§ Description of the task
Each record below should be output verbatim, without pictures.

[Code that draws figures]
┄┄┄┄┄┄┄┄┄┄┄┄┄┄┄┄┄┄┄┄
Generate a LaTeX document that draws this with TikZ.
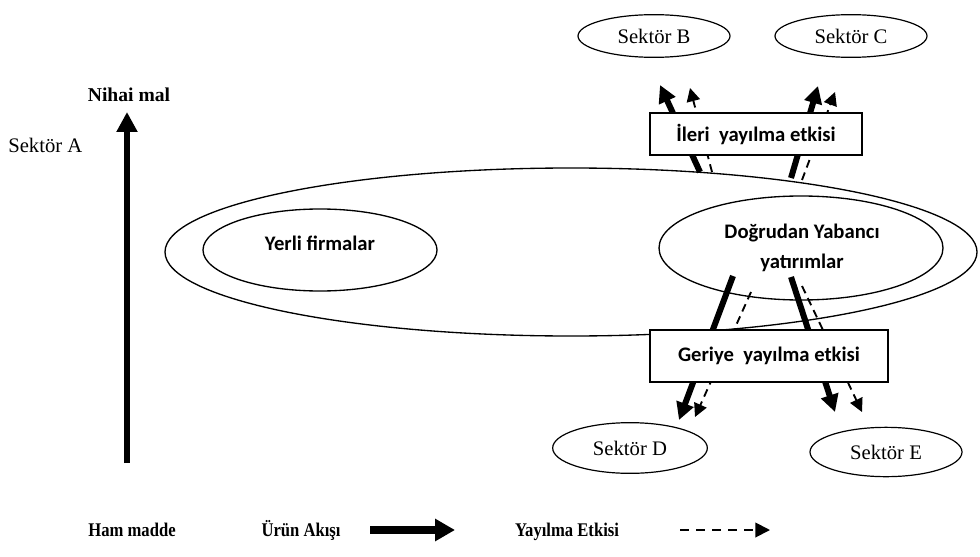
\documentclass[tikz,border=0pt]{standalone}
\usepackage{fontspec}
\setmainfont{Liberation Serif}
\newfontfamily\calib{Carlito}
\usetikzlibrary{shapes.geometric,arrows.meta}
\tikzset{
  sek/.style={ellipse,draw,line width=0.9pt,inner sep=0pt,font=\fontsize{15.5pt}{18pt}\selectfont},
  ring/.style={ellipse,draw,line width=1pt,inner sep=0pt},
  lbl/.style={font=\calib\bfseries\fontsize{15.5pt}{22.5pt}\selectfont,align=center,inner sep=0pt},
  effbox/.style={draw,line width=1.1pt,fill=white,inner sep=0pt,font=\calib\bfseries\fontsize{15.5pt}{18pt}\selectfont},
  flow/.style={line width=4.5pt,-{Triangle[length=13pt,width=13pt]}},
  spill/.style={line width=1.4pt,dash pattern=on 6pt off 4pt,-{Triangle[length=10pt,width=10pt]}},
  leg/.style={font=\bfseries\fontsize{14.5pt}{17pt}\selectfont,inner sep=0pt,anchor=base,xscale=0.86,transform shape}
}
\begin{document}
\begin{tikzpicture}[x=0.75pt,y=-0.75pt]
\useasboundingbox (0,0) rectangle (980,556);
% left axis
\node[font=\bfseries\fontsize{14.7pt}{17pt}\selectfont,inner sep=0pt] (nihai) at (129,95) {Nihai mal};
\node[font=\fontsize{15.5pt}{18pt}\selectfont,inner sep=0pt,anchor=west] (sekA) at (8,145) {Sektör A};
\coordinate (axb) at (127,463);
\coordinate (axt) at (127,112);
\draw[line width=5.2pt,-{Triangle[length=15pt,width=15pt]}] (axb) -- (axt);
% big ellipse and inner ellipses
\node[ring,minimum width=609pt,minimum height=126pt] (big) at (571,252) {};
\node[ring,minimum width=175.5pt,minimum height=61.5pt] (yerli) at (320,250) {};
\node[lbl] (yerlit) at (320,243) {Yerli firmalar};
\node[ring,minimum width=213pt,minimum height=78pt] (dyy) at (801,248) {};
\node[lbl] (dyyt) at (802,248) {Doğrudan Yabancı\\yatırımlar};
% sectors
\node[sek,minimum width=114pt,minimum height=32pt] (B) at (654,36) {Sektör B};
\node[sek,minimum width=114pt,minimum height=32pt] (C) at (851,36) {Sektör C};
\node[sek,minimum width=116pt,minimum height=38pt] (D) at (630,448) {Sektör D};
\node[sek,minimum width=114pt,minimum height=37pt] (E) at (886,452) {Sektör E};
% forward arrows
\coordinate (b1s) at (700,172); \coordinate (b1e) at (660,85);
\coordinate (b2s) at (712,172); \coordinate (b2e) at (690,88);
\coordinate (c1s) at (791,178); \coordinate (c1e) at (818,86);
\coordinate (c2s) at (802,180); \coordinate (c2e) at (835,92);
\draw[flow] (b1s) -- (b1e);
\draw[spill] (b2s) -- (b2e);
\draw[flow] (c1s) -- (c1e);
\draw[spill] (c2s) -- (c2e);
% backward arrows
\coordinate (d1s) at (733,276); \coordinate (d1e) at (679,420);
\coordinate (d2s) at (751,292); \coordinate (d2e) at (695,417);
\coordinate (e1s) at (791,277); \coordinate (e1e) at (835,412);
\coordinate (e2s) at (802,286); \coordinate (e2e) at (862,412);
\draw[flow] (d1s) -- (d1e);
\draw[spill] (d2s) -- (d2e);
\draw[flow] (e1s) -- (e1e);
\draw[spill] (e2s) -- (e2e);
% boxes
\node[effbox,minimum width=159pt,minimum height=31.5pt] (ileri) at (756,134) {İleri~ yayılma etkisi};
\node[effbox,minimum width=178.5pt,minimum height=39pt] (geri) at (769,356) {Geriye~ yayılma etkisi};
% legend
\node[leg] (ham) at (132,536) {Ham madde};
\node[leg] (urun) at (301,536) {Ürün Akışı};
\coordinate (l1s) at (370,530); \coordinate (l1e) at (455,530);
\draw[line width=5.5pt,-{Triangle[length=15pt,width=16pt]}] (l1s) -- (l1e);
\node[leg] (yay) at (567,536) {Yayılma Etkisi};
\coordinate (l2s) at (680,530); \coordinate (l2e) at (770,530);
\draw[line width=1.4pt,dash pattern=on 7pt off 5pt,-{Triangle[length=11pt,width=11pt]}] (l2s) -- (l2e);
\end{tikzpicture}
\end{document}
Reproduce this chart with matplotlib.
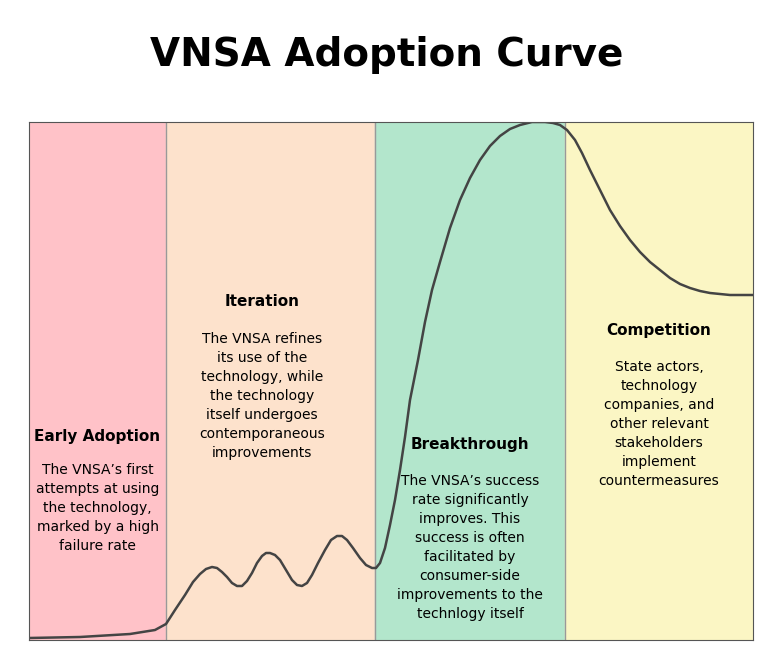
┄┄┄┄┄┄┄┄┄┄┄┄┄┄┄┄┄┄┄┄
§ Worked answer
Generate a LaTeX document that draws this with TikZ.
\documentclass[tikz,border=0pt]{standalone}
\usepackage{fontspec}
\setmainfont{Liberation Serif}
\newfontfamily\calib{Carlito}
\usetikzlibrary{shapes.geometric,arrows.meta}
\tikzset{
  sek/.style={ellipse,draw,line width=0.9pt,inner sep=0pt,font=\fontsize{15.5pt}{18pt}\selectfont},
  ring/.style={ellipse,draw,line width=1pt,inner sep=0pt},
  lbl/.style={font=\calib\bfseries\fontsize{15.5pt}{22.5pt}\selectfont,align=center,inner sep=0pt},
  effbox/.style={draw,line width=1.1pt,fill=white,inner sep=0pt,font=\calib\bfseries\fontsize{15.5pt}{18pt}\selectfont},
  flow/.style={line width=4.5pt,-{Triangle[length=13pt,width=13pt]}},
  spill/.style={line width=1.4pt,dash pattern=on 6pt off 4pt,-{Triangle[length=10pt,width=10pt]}},
  leg/.style={font=\bfseries\fontsize{14.5pt}{17pt}\selectfont,inner sep=0pt,anchor=base,xscale=0.86,transform shape}
}
\begin{document}
\begin{tikzpicture}[x=0.75pt,y=-0.75pt]
\useasboundingbox (0,0) rectangle (980,556);
% left axis
\node[font=\bfseries\fontsize{14.7pt}{17pt}\selectfont,inner sep=0pt] (nihai) at (129,95) {Nihai mal};
\node[font=\fontsize{15.5pt}{18pt}\selectfont,inner sep=0pt,anchor=west] (sekA) at (8,145) {Sektör A};
\coordinate (axb) at (127,463);
\coordinate (axt) at (127,112);
\draw[line width=5.2pt,-{Triangle[length=15pt,width=15pt]}] (axb) -- (axt);
% big ellipse and inner ellipses
\node[ring,minimum width=609pt,minimum height=126pt] (big) at (571,252) {};
\node[ring,minimum width=175.5pt,minimum height=61.5pt] (yerli) at (320,250) {};
\node[lbl] (yerlit) at (320,243) {Yerli firmalar};
\node[ring,minimum width=213pt,minimum height=78pt] (dyy) at (801,248) {};
\node[lbl] (dyyt) at (802,248) {Doğrudan Yabancı\\yatırımlar};
% sectors
\node[sek,minimum width=114pt,minimum height=32pt] (B) at (654,36) {Sektör B};
\node[sek,minimum width=114pt,minimum height=32pt] (C) at (851,36) {Sektör C};
\node[sek,minimum width=116pt,minimum height=38pt] (D) at (630,448) {Sektör D};
\node[sek,minimum width=114pt,minimum height=37pt] (E) at (886,452) {Sektör E};
% forward arrows
\coordinate (b1s) at (700,172); \coordinate (b1e) at (660,85);
\coordinate (b2s) at (712,172); \coordinate (b2e) at (690,88);
\coordinate (c1s) at (791,178); \coordinate (c1e) at (818,86);
\coordinate (c2s) at (802,180); \coordinate (c2e) at (835,92);
\draw[flow] (b1s) -- (b1e);
\draw[spill] (b2s) -- (b2e);
\draw[flow] (c1s) -- (c1e);
\draw[spill] (c2s) -- (c2e);
% backward arrows
\coordinate (d1s) at (733,276); \coordinate (d1e) at (679,420);
\coordinate (d2s) at (751,292); \coordinate (d2e) at (695,417);
\coordinate (e1s) at (791,277); \coordinate (e1e) at (835,412);
\coordinate (e2s) at (802,286); \coordinate (e2e) at (862,412);
\draw[flow] (d1s) -- (d1e);
\draw[spill] (d2s) -- (d2e);
\draw[flow] (e1s) -- (e1e);
\draw[spill] (e2s) -- (e2e);
% boxes
\node[effbox,minimum width=159pt,minimum height=31.5pt] (ileri) at (756,134) {İleri~ yayılma etkisi};
\node[effbox,minimum width=178.5pt,minimum height=39pt] (geri) at (769,356) {Geriye~ yayılma etkisi};
% legend
\node[leg] (ham) at (132,536) {Ham madde};
\node[leg] (urun) at (301,536) {Ürün Akışı};
\coordinate (l1s) at (370,530); \coordinate (l1e) at (455,530);
\draw[line width=5.5pt,-{Triangle[length=15pt,width=16pt]}] (l1s) -- (l1e);
\node[leg] (yay) at (567,536) {Yayılma Etkisi};
\coordinate (l2s) at (680,530); \coordinate (l2e) at (770,530);
\draw[line width=1.4pt,dash pattern=on 7pt off 5pt,-{Triangle[length=11pt,width=11pt]}] (l2s) -- (l2e);
\end{tikzpicture}
\end{document}
Reproduce this chart with matplotlib.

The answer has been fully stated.